Bourriaud, N. (2009) Altermodern: Tate Triennial. (s.l.): Tate Pub.
It’s very difficult to know where to start describing this book, or explain how informative/useful it has been.
Maybe a little anecdote, when my son was about 11 he got into rugby in a big way and by 14 was playing for the county team. This was a huge world that I knew nothing about. Every Sunday round the country parents and children gathered, coaches screamed and matches were played… there was training in the week, fundraisers and social events.
This book did the same for me for international conceptual art. Reading a few pages every day for six weeks was like being part of a community, or living briefly in a foreign country. I read every word in the book, looked up all the artists and academics… and where there was a possibility of decoding a sentence (one that was not so grammatically tortuous as to be meaningless) I looked up all the words/theories/references that I didn’t know.
It has helped me understand the art world and draw some boundaries around my opinions. I now have reasons for my beliefs rather than feelings, can defend my position, and am much clearer about where I am/want to be in the art world.
It now seems clear to me that that there are two kinds of art, object based art and ideas based art. Before I go any further I should add that though the extremes are black and white there are all shades of grey (and many hybrids) in between.
Object based art at its purest involves making objects with a high degree of skill that communicate meaning without words and almost always have a degree of beauty. Traditionally this has been painting and sculpture. And I would add dancing and music.
A closely allied group would be performances involving words such as film, TV, theatre and songs.
Intellectual art (at its purest) is an idea with no object… though in practice the idea is often reified – object here can be anything from a network of connections, through performance to a physical installation or individual object. If there is an object it’s making involves no skill (so if the object was a dance the artist would not be a professional dancer) and the object is meaningless without the idea.
Both forms of art are surrounded by different cultural infrastructure (though some institutions overlap). For object based art we have galleries, art critics, museums, universities, art historians, collectors, buyers and commodification (and financial elitism)… and for intellectual art we have an infrastructure that though selling itself on public access and relevance, seems highly intellectual and elitist. The effect of the language in Altermodern is to exclude most of the population and privilege those earning a living from it, both the ‘creators’ and the ‘commentators’.
Most of the work in Altermoden is very worthy and on a societal level imperative, but I would not call it art. I think there needs to be another word. Activism, politics, social awareness… giving the public experiences that allow they to reimagine and question society… education… elements of entertainment.

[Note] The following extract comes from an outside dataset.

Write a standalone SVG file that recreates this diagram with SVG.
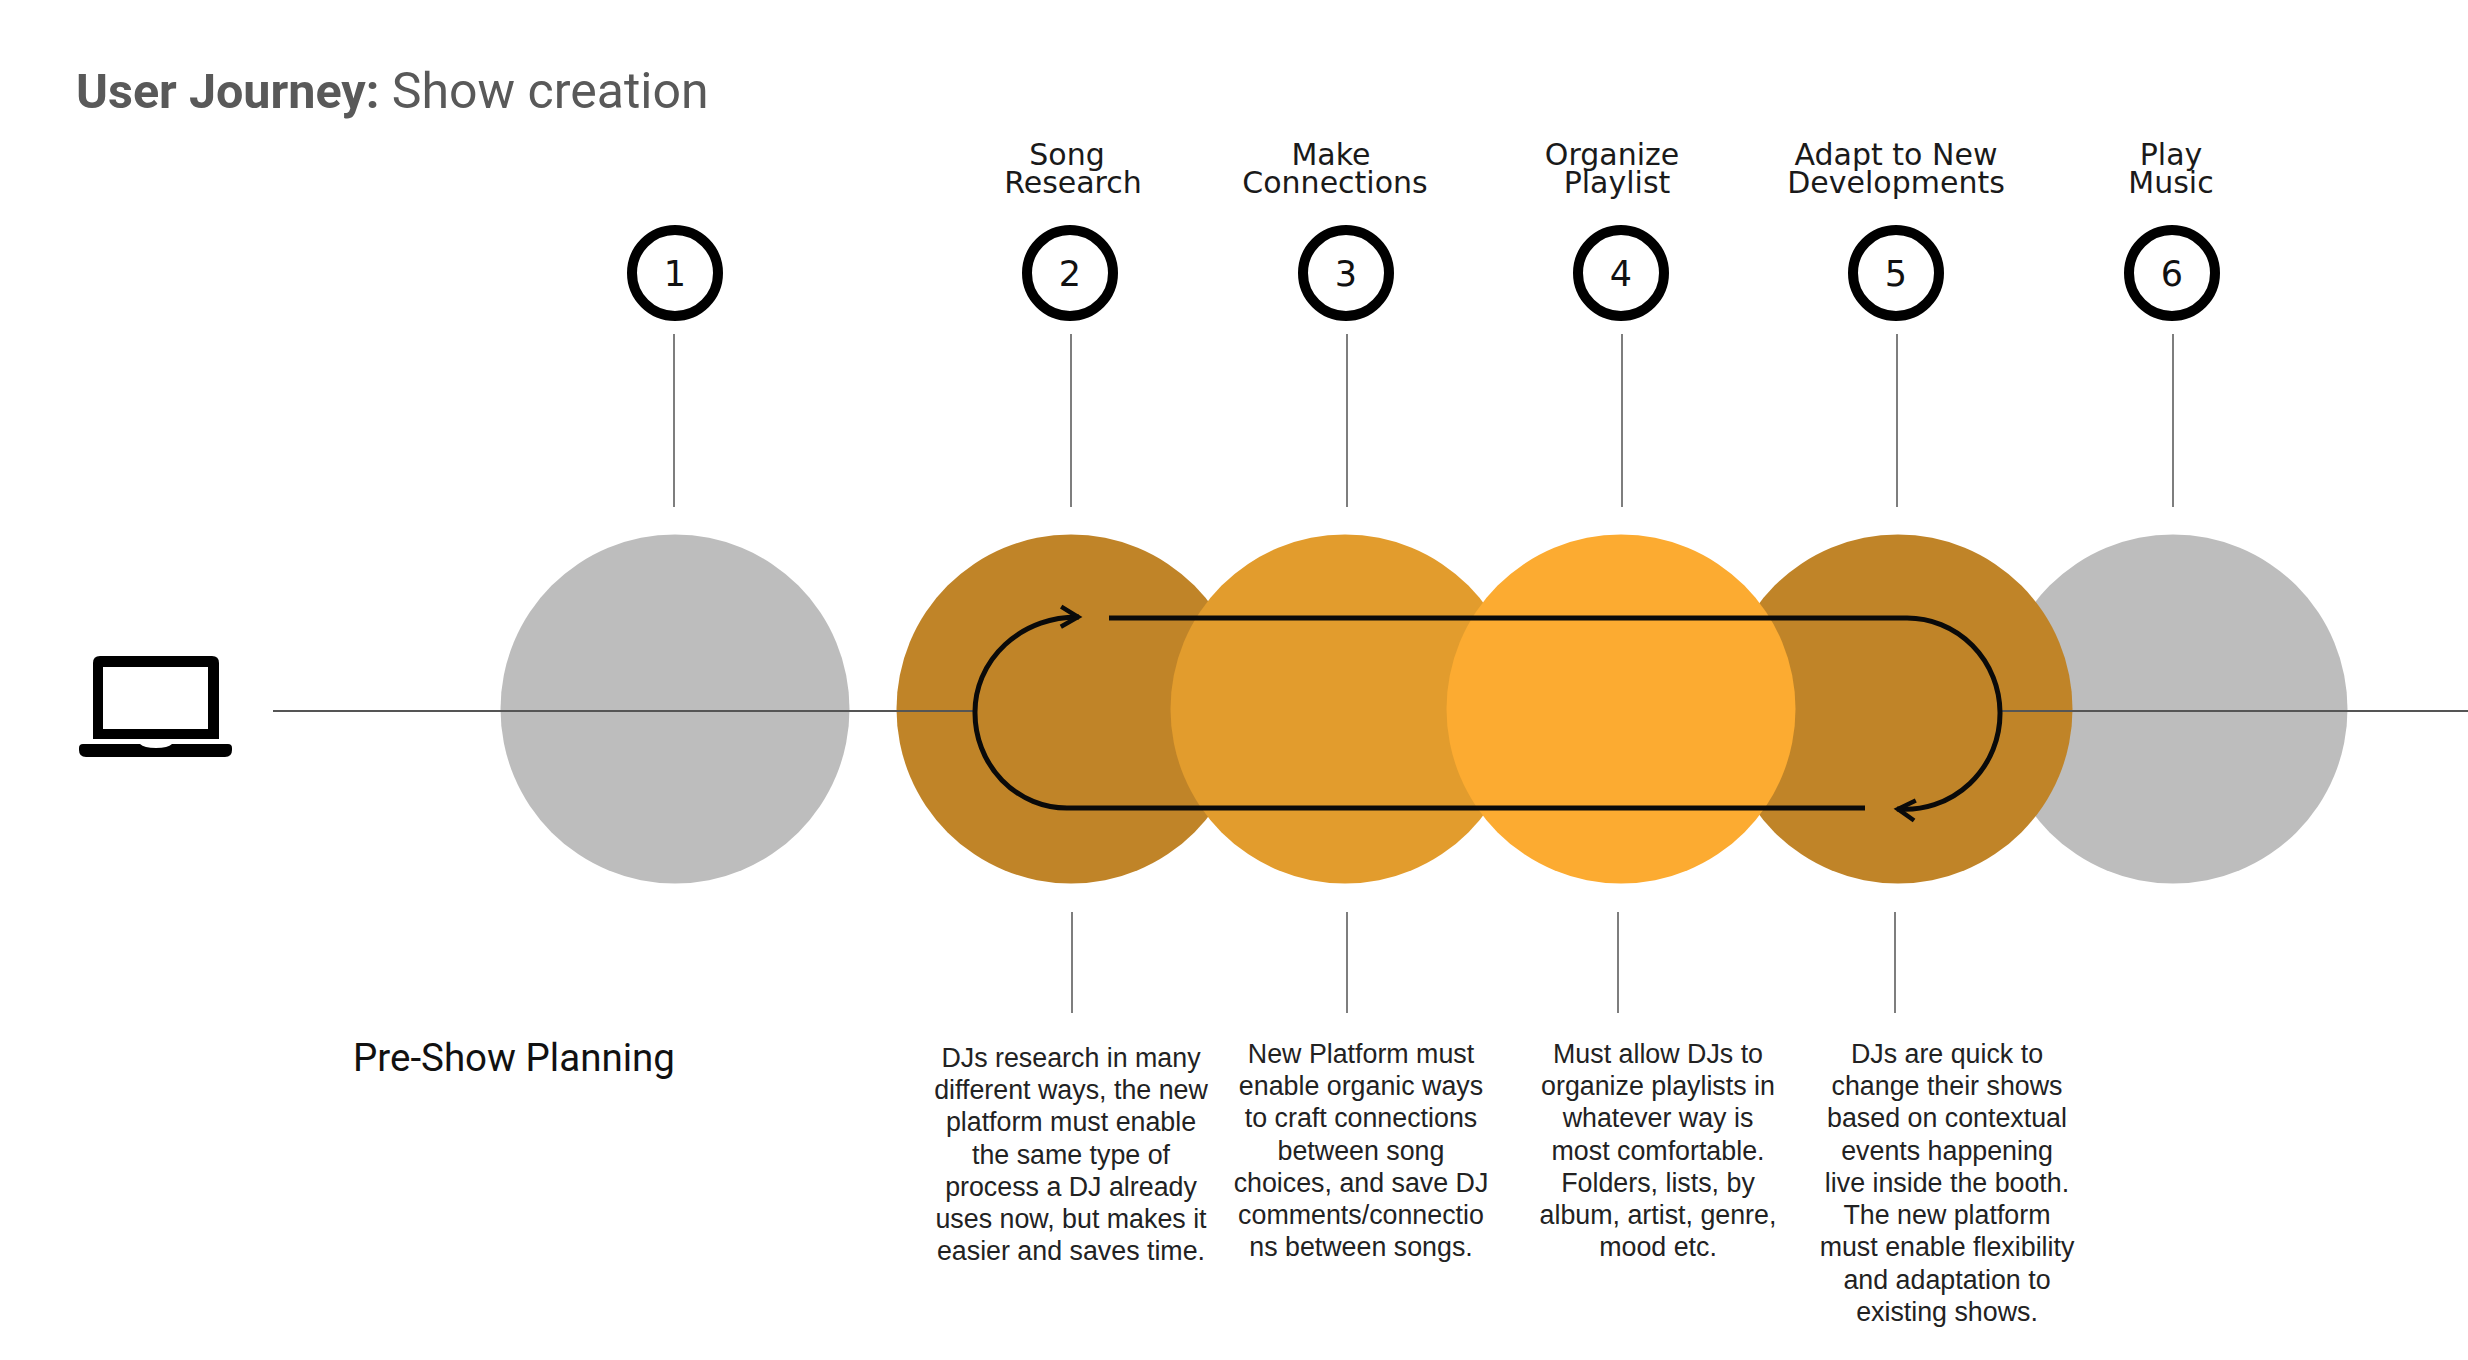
<svg xmlns="http://www.w3.org/2000/svg" width="2468" height="1360" viewBox="0 0 2468 1360">
<style>
.ring{fill:#fff;stroke:#000;stroke-width:10}
.num{font-family:"DejaVu Sans",sans-serif;font-size:35px;fill:#111;text-anchor:middle}
.head{font-family:"DejaVu Sans",sans-serif;font-size:30px;fill:#1a1a1a;text-anchor:middle}
.desc{font-family:"Liberation Sans",Arial,sans-serif;font-size:26.8px;fill:#222;text-anchor:middle}
.tick{stroke:#707070;stroke-width:1.8;fill:none}
.axis{stroke:#555;stroke-width:2;fill:none}
.loop{stroke:#0a0a0a;stroke-width:5;fill:none}
.gray{fill:#bdbdbd}.dark{fill:#c08428}.mid{fill:#e29c2d}.light{fill:#fcab31}
</style>
<defs>
<marker id="chev" markerUnits="userSpaceOnUse" markerWidth="30" markerHeight="34" refX="22" refY="17" orient="auto">
<path d="M4 7 L21 17 L4 27" fill="none" stroke="#0a0a0a" stroke-width="4.5"/>
</marker>
</defs>
<rect width="2468" height="1360" fill="#fff"/>
<text x="76" y="108" font-family="Roboto,sans-serif" font-size="50px" fill="#595959"><tspan font-weight="700" font-size="48.5px">User Journey:</tspan> Show creation</text>

<g id="stage-circles">
<circle id="circle-1" class="gray" cx="675" cy="709" r="174.5"/>
<circle id="circle-6" class="gray" cx="2173" cy="709" r="174.5"/>
<circle id="circle-5" class="dark" cx="1898" cy="709" r="174.5"/>
<circle id="circle-2" class="dark" cx="1071" cy="709" r="174.5"/>
<circle id="circle-3" class="mid" cx="1345" cy="709" r="174.5"/>
<circle id="circle-4" class="light" cx="1621" cy="709" r="174.5"/>
</g>

<g id="connectors">
<path class="axis" d="M273 711H973"/>
<path class="axis" d="M2000 711H2468"/>
<path class="tick" d="M674 334V507"/>
<path class="tick" d="M1071 334V507"/>
<path class="tick" d="M1347 334V507"/>
<path class="tick" d="M1622 334V507"/>
<path class="tick" d="M1897 334V507"/>
<path class="tick" d="M2173 334V507"/>
<path class="tick" d="M1072 912V1013"/>
<path class="tick" d="M1347 912V1013"/>
<path class="tick" d="M1618 912V1013"/>
<path class="tick" d="M1895 912V1013"/>
<path class="loop" d="M1109 618H1907A93 95 0 0 1 2000 712A95 96 0 0 1 1897 809" marker-end="url(#chev)"/>
<path class="loop" d="M1865 808H1067A92 95 0 0 1 975 713A102 95 0 0 1 1079 617" marker-end="url(#chev)"/>
</g>

<g id="laptop">
<path fill-rule="evenodd" fill="#000" d="M100 656H212Q219 656 219 663V739H93V663Q93 656 100 656ZM103 667V729H208V667Z"/>
<path fill="#000" d="M83 744H140Q144 748 156 748Q168 748 172 744H228Q232 744 232 748V750Q232 757 225 757H86Q79 757 79 750V748Q79 744 83 744Z"/>
</g>

<g id="step-1">
<circle class="ring" cx="675" cy="273" r="43"/>
<text class="num" x="675" y="286">1</text>
<text x="353" y="1071" font-family="Roboto,sans-serif" font-size="38.5px" fill="#111">Pre-Show Planning</text>
</g>
<g id="step-2">
<text class="head" x="1067" y="165">Song</text>
<text class="head" x="1073" y="193">Research</text>
<circle class="ring" cx="1070" cy="273" r="43"/>
<text class="num" x="1070" y="286">2</text>
<text class="desc" x="1071" y="1067">DJs research in many</text>
<text class="desc" x="1071" y="1099">different ways, the new</text>
<text class="desc" x="1071" y="1131">platform must enable</text>
<text class="desc" x="1071" y="1164">the same type of</text>
<text class="desc" x="1071" y="1196">process a DJ already</text>
<text class="desc" x="1071" y="1228">uses now, but makes it</text>
<text class="desc" x="1071" y="1260">easier and saves time.</text>
</g>
<g id="step-3">
<text class="head" x="1331" y="165">Make</text>
<text class="head" x="1335" y="193">Connections</text>
<circle class="ring" cx="1346" cy="273" r="43"/>
<text class="num" x="1346" y="286">3</text>
<text class="desc" x="1361" y="1063">New Platform must</text>
<text class="desc" x="1361" y="1095">enable organic ways</text>
<text class="desc" x="1361" y="1127">to craft connections</text>
<text class="desc" x="1361" y="1160">between song</text>
<text class="desc" x="1361" y="1192">choices, and save DJ</text>
<text class="desc" x="1361" y="1224">comments/connectio</text>
<text class="desc" x="1361" y="1256">ns between songs.</text>
</g>
<g id="step-4">
<text class="head" x="1612" y="165">Organize</text>
<text class="head" x="1617" y="193">Playlist</text>
<circle class="ring" cx="1621" cy="273" r="43"/>
<text class="num" x="1621" y="286">4</text>
<text class="desc" x="1658" y="1063">Must allow DJs to</text>
<text class="desc" x="1658" y="1095">organize playlists in</text>
<text class="desc" x="1658" y="1127">whatever way is</text>
<text class="desc" x="1658" y="1160">most comfortable.</text>
<text class="desc" x="1658" y="1192">Folders, lists, by</text>
<text class="desc" x="1658" y="1224">album, artist, genre,</text>
<text class="desc" x="1658" y="1256">mood etc.</text>
</g>
<g id="step-5">
<text class="head" x="1896" y="165">Adapt to New</text>
<text class="head" x="1896" y="193">Developments</text>
<circle class="ring" cx="1896" cy="273" r="43"/>
<text class="num" x="1896" y="286">5</text>
<text class="desc" x="1947" y="1063">DJs are quick to</text>
<text class="desc" x="1947" y="1095">change their shows</text>
<text class="desc" x="1947" y="1127">based on contextual</text>
<text class="desc" x="1947" y="1160">events happening</text>
<text class="desc" x="1947" y="1192">live inside the booth.</text>
<text class="desc" x="1947" y="1224">The new platform</text>
<text class="desc" x="1947" y="1256">must enable flexibility</text>
<text class="desc" x="1947" y="1289">and adaptation to</text>
<text class="desc" x="1947" y="1321">existing shows.</text>
</g>
<g id="step-6">
<text class="head" x="2171" y="165">Play</text>
<text class="head" x="2171" y="193">Music</text>
<circle class="ring" cx="2172" cy="273" r="43"/>
<text class="num" x="2172" y="286">6</text>
</g>
</svg>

There are two things about intellectual art that I don’t support. Firstly, the judgemental and dismissive attitude (unconscious bias?) towards object art. And secondly the fringe elements that seem to have no meaning…. such as the artist who goes into a trance and moves about naked with a giant strawberry. Or making a shed into boat, sailing it down a river, and turning it back into a boat (assuming that this really happened and has been evidenced).
In reference to the shed boat, we re-purpose materials all the time. There is a wonderful guitar maker, Rick Kelly, in New York (Carmine Street Guitars) who makes beautiful handmade guitars out of reclaimed wood from demolished buildings (put up in the 1850’s) from trees that germinated 400 years ago. He trained as a sculptor and each guitar is unique in sound, shape and appearance – they look like sculptures but happen to be functional. He does not wrap them in words or make claims about meaning, but they are by their nature filled with both meaning and history.
If he called them art would the Tate Modern exhibit them… if he wrapped them in opaque language would they become intellectual art?
I think they are object art and have the capacity to be intellectual art, though I would put them in the object art box. He chooses to define them by function (their practical usage) and sell them as guitars rather than sculptures, but why should art be functionless? Can a sculpture only be a sculpture if it has no practical function?
To pull my thoughts back to my practice, this book has allowed me to cross the border from object art to intellectual art and be a nomad for a while. This has allowed my to return to my object art with renewed understanding and confidence.
I can now have pride in seeing myself as an artist who makes objects. It is very easy to get pulled into the feeling that the best art/and only true art is intellectual art and that if you make something beautiful with skill and an interior meaning (such as your own subjectivity) you are not an artist but a craftsman.
I think the world of intellectual art is culturally imperative but it’s not my world. My world is Matisse, Picasso, Hockney and Doig (to name but a few) and even if I only ever reach the foothills of their genius that’s where I want to live. I have visited the greener grass on the other side of the fence and found it was bitter. I prefer my field full of buttercups, daisies and clover.